__OBJECTIVE__:
Copy, exactly and only, the lines from the one with "Generate a Python" up to and including the one with "5000, 5500, 6000]", leaving pictures out.

Code that draws figures
-=-=-

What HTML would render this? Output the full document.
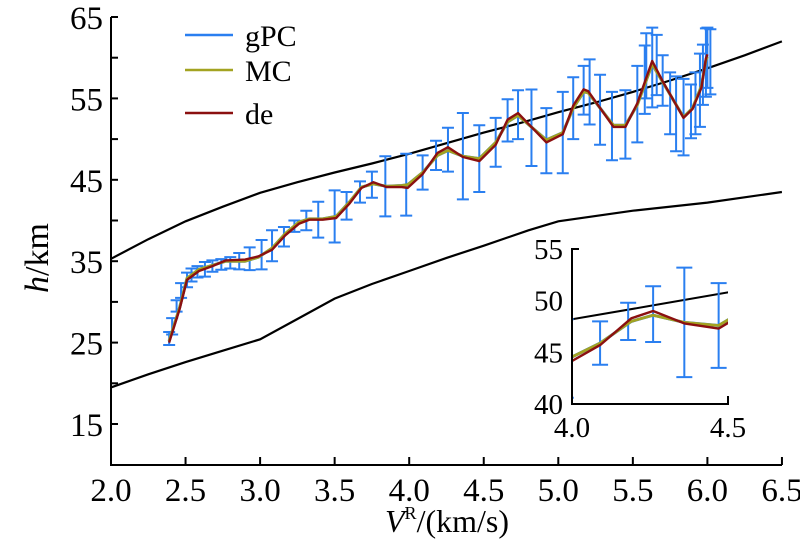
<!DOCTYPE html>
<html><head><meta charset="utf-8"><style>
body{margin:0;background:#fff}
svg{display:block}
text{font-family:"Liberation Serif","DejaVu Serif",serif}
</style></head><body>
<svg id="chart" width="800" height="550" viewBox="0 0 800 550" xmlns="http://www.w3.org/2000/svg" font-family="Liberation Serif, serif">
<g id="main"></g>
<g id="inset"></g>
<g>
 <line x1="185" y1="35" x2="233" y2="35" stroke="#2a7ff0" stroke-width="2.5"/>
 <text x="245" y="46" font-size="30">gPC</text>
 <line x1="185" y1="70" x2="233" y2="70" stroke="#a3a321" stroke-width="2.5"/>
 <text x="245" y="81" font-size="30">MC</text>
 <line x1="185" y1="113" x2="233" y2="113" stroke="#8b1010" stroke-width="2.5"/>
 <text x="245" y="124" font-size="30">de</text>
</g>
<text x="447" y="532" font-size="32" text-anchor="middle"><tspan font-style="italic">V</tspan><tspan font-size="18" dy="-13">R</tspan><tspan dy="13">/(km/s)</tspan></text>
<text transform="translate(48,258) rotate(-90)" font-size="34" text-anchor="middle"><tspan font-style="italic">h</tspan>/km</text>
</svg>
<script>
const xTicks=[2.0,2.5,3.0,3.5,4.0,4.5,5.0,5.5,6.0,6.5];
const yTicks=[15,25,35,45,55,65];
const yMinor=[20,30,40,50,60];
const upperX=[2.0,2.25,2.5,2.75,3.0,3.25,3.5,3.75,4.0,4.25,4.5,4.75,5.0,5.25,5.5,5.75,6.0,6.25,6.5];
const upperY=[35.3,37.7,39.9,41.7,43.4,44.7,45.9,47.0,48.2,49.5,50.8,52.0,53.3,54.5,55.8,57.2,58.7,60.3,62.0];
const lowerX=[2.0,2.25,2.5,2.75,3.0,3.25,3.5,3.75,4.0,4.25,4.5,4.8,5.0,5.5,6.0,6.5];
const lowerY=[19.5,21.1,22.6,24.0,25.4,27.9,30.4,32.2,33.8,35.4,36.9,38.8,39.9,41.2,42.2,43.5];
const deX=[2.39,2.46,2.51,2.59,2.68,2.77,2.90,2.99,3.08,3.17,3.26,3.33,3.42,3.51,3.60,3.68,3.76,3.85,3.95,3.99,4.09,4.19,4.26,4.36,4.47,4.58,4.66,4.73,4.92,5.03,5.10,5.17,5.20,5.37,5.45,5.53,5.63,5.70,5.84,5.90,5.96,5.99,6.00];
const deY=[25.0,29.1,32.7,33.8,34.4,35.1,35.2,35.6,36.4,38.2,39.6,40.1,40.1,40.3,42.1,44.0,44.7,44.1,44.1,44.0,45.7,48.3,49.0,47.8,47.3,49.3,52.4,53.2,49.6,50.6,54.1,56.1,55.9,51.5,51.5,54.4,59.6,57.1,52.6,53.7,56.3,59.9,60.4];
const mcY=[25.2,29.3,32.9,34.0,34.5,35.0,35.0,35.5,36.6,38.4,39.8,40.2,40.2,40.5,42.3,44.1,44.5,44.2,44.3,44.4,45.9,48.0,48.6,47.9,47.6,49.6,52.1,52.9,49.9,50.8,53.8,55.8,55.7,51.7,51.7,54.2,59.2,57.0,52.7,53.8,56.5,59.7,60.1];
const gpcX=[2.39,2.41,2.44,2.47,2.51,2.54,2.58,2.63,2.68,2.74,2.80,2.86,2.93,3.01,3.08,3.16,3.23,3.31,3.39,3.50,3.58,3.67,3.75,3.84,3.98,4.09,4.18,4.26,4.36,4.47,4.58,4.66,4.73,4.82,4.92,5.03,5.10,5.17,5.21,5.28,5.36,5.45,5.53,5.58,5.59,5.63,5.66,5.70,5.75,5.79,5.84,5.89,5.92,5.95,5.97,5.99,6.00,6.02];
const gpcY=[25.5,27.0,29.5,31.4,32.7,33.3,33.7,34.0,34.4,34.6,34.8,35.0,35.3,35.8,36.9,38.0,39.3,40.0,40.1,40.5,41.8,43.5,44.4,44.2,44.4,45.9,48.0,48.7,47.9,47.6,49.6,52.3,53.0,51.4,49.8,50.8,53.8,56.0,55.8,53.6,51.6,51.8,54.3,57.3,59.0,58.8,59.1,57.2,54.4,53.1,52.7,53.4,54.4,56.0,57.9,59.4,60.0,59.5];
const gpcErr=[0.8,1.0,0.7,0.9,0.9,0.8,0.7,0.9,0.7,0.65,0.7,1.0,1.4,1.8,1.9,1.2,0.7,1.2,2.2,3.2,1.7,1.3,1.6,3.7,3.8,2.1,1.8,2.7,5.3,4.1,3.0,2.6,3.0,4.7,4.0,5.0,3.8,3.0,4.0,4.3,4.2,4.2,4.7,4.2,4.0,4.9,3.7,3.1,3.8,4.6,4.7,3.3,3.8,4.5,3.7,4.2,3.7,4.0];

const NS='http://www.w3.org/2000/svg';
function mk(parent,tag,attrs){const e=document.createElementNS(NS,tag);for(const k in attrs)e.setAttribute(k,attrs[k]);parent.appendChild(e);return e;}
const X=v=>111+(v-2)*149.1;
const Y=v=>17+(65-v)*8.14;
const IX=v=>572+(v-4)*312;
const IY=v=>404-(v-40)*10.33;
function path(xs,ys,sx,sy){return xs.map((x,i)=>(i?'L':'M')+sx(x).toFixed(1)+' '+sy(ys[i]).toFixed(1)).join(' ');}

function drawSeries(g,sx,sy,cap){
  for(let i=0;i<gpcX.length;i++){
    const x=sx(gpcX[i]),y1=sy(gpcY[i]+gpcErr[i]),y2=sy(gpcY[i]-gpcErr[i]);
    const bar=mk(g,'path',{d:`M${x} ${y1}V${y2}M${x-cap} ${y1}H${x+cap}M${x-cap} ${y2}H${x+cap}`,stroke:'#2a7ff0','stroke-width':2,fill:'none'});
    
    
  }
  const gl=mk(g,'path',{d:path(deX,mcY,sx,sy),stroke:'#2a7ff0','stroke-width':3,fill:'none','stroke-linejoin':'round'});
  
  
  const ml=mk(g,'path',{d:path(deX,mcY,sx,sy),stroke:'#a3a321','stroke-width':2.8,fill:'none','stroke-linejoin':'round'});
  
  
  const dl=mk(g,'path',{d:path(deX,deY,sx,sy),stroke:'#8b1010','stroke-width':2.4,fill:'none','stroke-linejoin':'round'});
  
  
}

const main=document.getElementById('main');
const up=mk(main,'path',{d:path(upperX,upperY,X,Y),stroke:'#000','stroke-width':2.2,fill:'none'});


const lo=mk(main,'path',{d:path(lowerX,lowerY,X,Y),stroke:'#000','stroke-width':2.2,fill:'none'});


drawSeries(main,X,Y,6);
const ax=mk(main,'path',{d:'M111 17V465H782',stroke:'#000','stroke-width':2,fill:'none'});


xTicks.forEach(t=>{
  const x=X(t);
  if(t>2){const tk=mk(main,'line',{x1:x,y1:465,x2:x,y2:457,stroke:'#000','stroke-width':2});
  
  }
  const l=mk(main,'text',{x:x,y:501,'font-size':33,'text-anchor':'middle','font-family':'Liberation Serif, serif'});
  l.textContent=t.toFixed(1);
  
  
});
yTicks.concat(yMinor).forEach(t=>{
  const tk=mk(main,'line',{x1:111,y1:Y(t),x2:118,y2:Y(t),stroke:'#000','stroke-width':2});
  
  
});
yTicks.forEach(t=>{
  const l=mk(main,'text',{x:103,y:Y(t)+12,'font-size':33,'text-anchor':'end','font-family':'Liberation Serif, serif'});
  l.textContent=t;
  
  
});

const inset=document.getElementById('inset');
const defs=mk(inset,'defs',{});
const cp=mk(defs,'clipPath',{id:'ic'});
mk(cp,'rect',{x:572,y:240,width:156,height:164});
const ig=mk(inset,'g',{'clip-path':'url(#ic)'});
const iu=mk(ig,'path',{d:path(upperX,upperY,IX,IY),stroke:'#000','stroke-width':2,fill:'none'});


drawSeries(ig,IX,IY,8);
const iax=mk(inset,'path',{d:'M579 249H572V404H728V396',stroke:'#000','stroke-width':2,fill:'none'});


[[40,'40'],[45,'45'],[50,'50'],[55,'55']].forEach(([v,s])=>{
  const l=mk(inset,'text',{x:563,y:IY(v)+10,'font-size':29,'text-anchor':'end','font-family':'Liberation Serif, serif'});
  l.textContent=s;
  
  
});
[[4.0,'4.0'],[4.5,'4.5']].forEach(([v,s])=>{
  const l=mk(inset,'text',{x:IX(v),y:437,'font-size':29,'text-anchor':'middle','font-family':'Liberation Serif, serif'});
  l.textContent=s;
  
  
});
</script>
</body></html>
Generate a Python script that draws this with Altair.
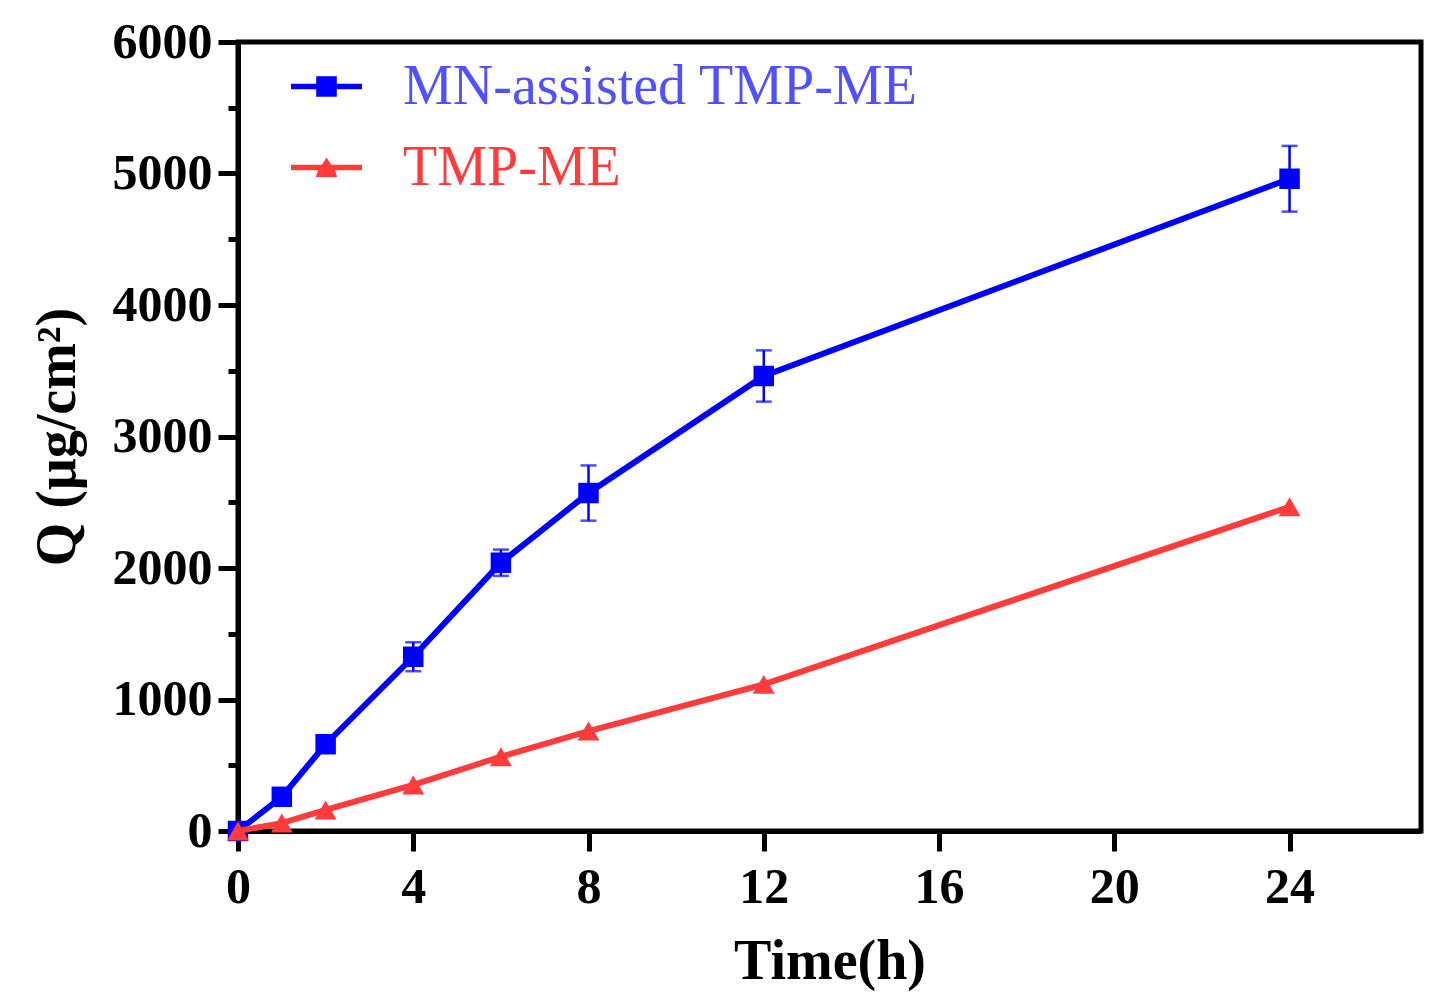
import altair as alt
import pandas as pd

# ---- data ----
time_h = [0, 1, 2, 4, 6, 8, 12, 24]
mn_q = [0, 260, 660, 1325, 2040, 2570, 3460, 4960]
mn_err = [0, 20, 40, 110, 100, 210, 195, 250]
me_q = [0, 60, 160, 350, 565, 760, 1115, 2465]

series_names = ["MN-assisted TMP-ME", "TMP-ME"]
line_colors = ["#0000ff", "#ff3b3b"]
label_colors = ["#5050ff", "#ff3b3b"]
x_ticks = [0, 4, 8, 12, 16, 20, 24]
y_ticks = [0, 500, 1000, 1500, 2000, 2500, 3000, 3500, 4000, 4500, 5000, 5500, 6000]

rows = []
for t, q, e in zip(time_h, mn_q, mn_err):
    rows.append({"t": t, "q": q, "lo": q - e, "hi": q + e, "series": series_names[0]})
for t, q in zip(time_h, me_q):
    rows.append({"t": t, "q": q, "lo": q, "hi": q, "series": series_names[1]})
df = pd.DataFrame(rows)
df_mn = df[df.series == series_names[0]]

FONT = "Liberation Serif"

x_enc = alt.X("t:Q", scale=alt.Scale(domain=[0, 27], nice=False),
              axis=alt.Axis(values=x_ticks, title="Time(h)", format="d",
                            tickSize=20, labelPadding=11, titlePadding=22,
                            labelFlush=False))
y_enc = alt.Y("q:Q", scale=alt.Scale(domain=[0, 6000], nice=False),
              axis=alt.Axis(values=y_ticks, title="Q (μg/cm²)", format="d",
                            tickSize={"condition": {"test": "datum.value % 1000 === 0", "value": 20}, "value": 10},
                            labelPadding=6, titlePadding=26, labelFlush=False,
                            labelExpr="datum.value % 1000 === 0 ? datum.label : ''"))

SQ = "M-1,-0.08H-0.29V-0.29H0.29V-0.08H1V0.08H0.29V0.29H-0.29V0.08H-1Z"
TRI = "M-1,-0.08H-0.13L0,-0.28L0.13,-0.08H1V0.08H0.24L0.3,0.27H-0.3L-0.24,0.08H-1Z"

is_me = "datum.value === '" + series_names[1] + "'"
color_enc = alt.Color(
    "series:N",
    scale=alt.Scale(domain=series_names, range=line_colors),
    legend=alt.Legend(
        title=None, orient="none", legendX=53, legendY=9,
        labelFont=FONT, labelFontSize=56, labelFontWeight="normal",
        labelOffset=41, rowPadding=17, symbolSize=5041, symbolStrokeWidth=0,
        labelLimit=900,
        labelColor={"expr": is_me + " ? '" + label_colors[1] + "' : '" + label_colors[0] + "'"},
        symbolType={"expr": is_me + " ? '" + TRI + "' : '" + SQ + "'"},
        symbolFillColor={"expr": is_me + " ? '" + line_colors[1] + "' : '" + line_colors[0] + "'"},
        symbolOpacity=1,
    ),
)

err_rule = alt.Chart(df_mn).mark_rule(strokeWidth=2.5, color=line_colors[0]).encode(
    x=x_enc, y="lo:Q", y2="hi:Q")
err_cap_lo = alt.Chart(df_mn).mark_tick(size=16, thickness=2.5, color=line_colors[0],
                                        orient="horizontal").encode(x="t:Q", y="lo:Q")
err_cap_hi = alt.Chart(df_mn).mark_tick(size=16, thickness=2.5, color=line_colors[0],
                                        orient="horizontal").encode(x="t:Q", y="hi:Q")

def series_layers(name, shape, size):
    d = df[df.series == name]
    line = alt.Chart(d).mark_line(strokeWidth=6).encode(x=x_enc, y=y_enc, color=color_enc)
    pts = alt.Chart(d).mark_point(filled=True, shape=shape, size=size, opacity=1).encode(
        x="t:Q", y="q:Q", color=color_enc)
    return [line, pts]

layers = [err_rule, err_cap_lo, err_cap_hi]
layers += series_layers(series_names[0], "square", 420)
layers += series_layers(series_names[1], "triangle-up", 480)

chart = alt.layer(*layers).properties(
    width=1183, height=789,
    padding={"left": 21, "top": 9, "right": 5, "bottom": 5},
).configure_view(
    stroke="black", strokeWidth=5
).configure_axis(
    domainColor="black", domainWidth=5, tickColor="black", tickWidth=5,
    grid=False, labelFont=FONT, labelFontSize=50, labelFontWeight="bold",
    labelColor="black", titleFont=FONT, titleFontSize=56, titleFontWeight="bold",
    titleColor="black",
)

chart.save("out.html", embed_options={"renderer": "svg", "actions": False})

-=-=-

__EXERCISE RESPONSE__:
Generate a Python script that draws this with Altair.
import altair as alt
import pandas as pd

# ---- data ----
time_h = [0, 1, 2, 4, 6, 8, 12, 24]
mn_q = [0, 260, 660, 1325, 2040, 2570, 3460, 4960]
mn_err = [0, 20, 40, 110, 100, 210, 195, 250]
me_q = [0, 60, 160, 350, 565, 760, 1115, 2465]

series_names = ["MN-assisted TMP-ME", "TMP-ME"]
line_colors = ["#0000ff", "#ff3b3b"]
label_colors = ["#5050ff", "#ff3b3b"]
x_ticks = [0, 4, 8, 12, 16, 20, 24]
y_ticks = [0, 500, 1000, 1500, 2000, 2500, 3000, 3500, 4000, 4500, 5000, 5500, 6000]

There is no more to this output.